Help! After a year at secondary school our 12-year-old daughter has become a rebel whose work is going backwards.

Hillary's Advice

I imagine many readers shrugging at this point and saying: so what? That’s normal. But I don’t believe that adolescents inevitably turn into snarling, antisocial monsters. In fact to assume so is highly damaging all round
Yes, teens can be moody and difficult, but basic social codes must still apply. If young people receive respect from their teachers and parents, then adults have every right to expect the same thing back.
In this case, this girl’s father writes that she has become “popular, super-confident and a handful for teachers. At home she is cheeky, sarcastic and full of backchat.” He does not know what to do.

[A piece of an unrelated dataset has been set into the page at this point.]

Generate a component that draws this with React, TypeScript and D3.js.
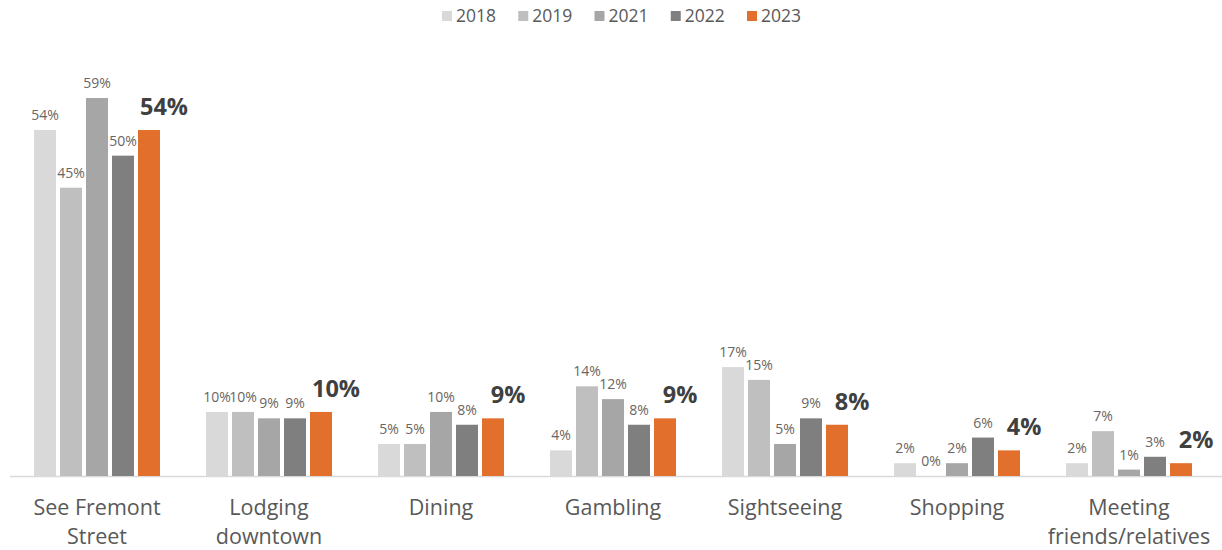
import React from "react";
import * as d3 from "d3";

const categories = [
  ["See Fremont", "Street"],
  ["Lodging", "downtown"],
  ["Dining"],
  ["Gambling"],
  ["Sightseeing"],
  ["Shopping"],
  ["Meeting", "friends/relatives"],
];
const years = ["2018", "2019", "2021", "2022", "2023"];
const values2018 = [54, 10, 5, 4, 17, 2, 2];
const values2019 = [45, 10, 5, 14, 15, 0, 7];
const values2021 = [59, 9, 10, 12, 5, 2, 1];
const values2022 = [50, 9, 8, 8, 9, 6, 3];
const values2023 = [54, 10, 9, 9, 8, 4, 2];
const series = [values2018, values2019, values2021, values2022, values2023];
const colors = ["#d9d9d9", "#bfbfbf", "#a6a6a6", "#7f7f7f", "#e2702c"];

const W = 1222;
const H = 550;
const FONT = "'Open Sans', 'Noto Sans', sans-serif";

export default function App() {
  const baseY = 476;
  const x0 = d3.scaleBand<number>().domain(d3.range(categories.length)).range([11, 1215]).paddingInner(0).paddingOuter(0);
  const x1 = d3.scaleBand<number>().domain(d3.range(years.length)).range([0, 126]).paddingInner(4 / 26).paddingOuter(0);
  const y = d3.scaleLinear().domain([0, 59]).range([baseY, 98]);
  const groupW = 126;

  const legend = d3.scaleLinear().domain([0, 4]).range([442, 747]);

  return (
    <div style={{ position: "absolute", left: 0, top: 0, margin: 0 }}>
      <svg width={W} height={H} style={{ display: "block", background: "#fff" }} fontFamily={FONT}>
        {years.map((yr, i) => (
          <g key={yr} transform={`translate(${legend(i)},16)`}>
            <rect x={0} y={-5} width={10} height={10} fill={colors[i]} />
            <text x={14} y={0} dy="0.36em" fontSize={17.5} fill="#595959">{yr}</text>
          </g>
        ))}
        <line x1={10} x2={1222} y1={baseY + 0.5} y2={baseY + 0.5} stroke="#d9d9d9" strokeWidth={1.5} />
        {categories.map((cat, ci) => {
          const gx = x0(ci)! + (x0.bandwidth() - groupW) / 2;
          const cx = x0(ci)! + x0.bandwidth() / 2;
          return (
            <g key={ci}>
              {series.map((s, si) => {
                const v = s[ci];
                const bx = gx + x1(si)!;
                const bw = x1.bandwidth();
                const top = y(v);
                const is23 = si === years.length - 1;
                return (
                  <g key={si}>
                    {v > 0 && (
                      <rect x={bx} y={top} width={bw} height={baseY - top} fill={colors[si]} />
                    )}
                    {is23 ? (
                      <text x={bx + bw / 2 + 15} y={top - 15} textAnchor="middle" fontSize={23.5} fontWeight={700} fill="#404040">
                        {v}%
                      </text>
                    ) : (
                      <text x={bx + bw / 2} y={top - 10} textAnchor="middle" fontSize={14} fill="#666">
                        {v}%
                      </text>
                    )}
                  </g>
                );
              })}
              {cat.map((line, li) => (
                <text key={li} x={cx} y={515 + li * 29} textAnchor="middle" fontSize={21.5} fill="#595959">
                  {line}
                </text>
              ))}
            </g>
          );
        })}
      </svg>
    </div>
  );
}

Well, for starters, take a very tough line on the backchat and tell her that you find this rude and upsetting and expect better of her. Then talk to her. Talk about how genuinely confident and popular people don’t need to throw their weight about like this, and about how the way that people approach their work shows how much – or little – they respect themselves. Talk about how you’re worried about how she’s behaving at the moment and are wondering if there is anything about her new school that means she feels she has to act like this. She may not appear to listen, but carry on anyway.
Then, at the beginning of next term, make an appointment to see her new form tutor, outline your worries and agree on a common approach to helping your daughter move on. If you do all this with love and firmness, confidently expecting that things will get better, they almost certainly will.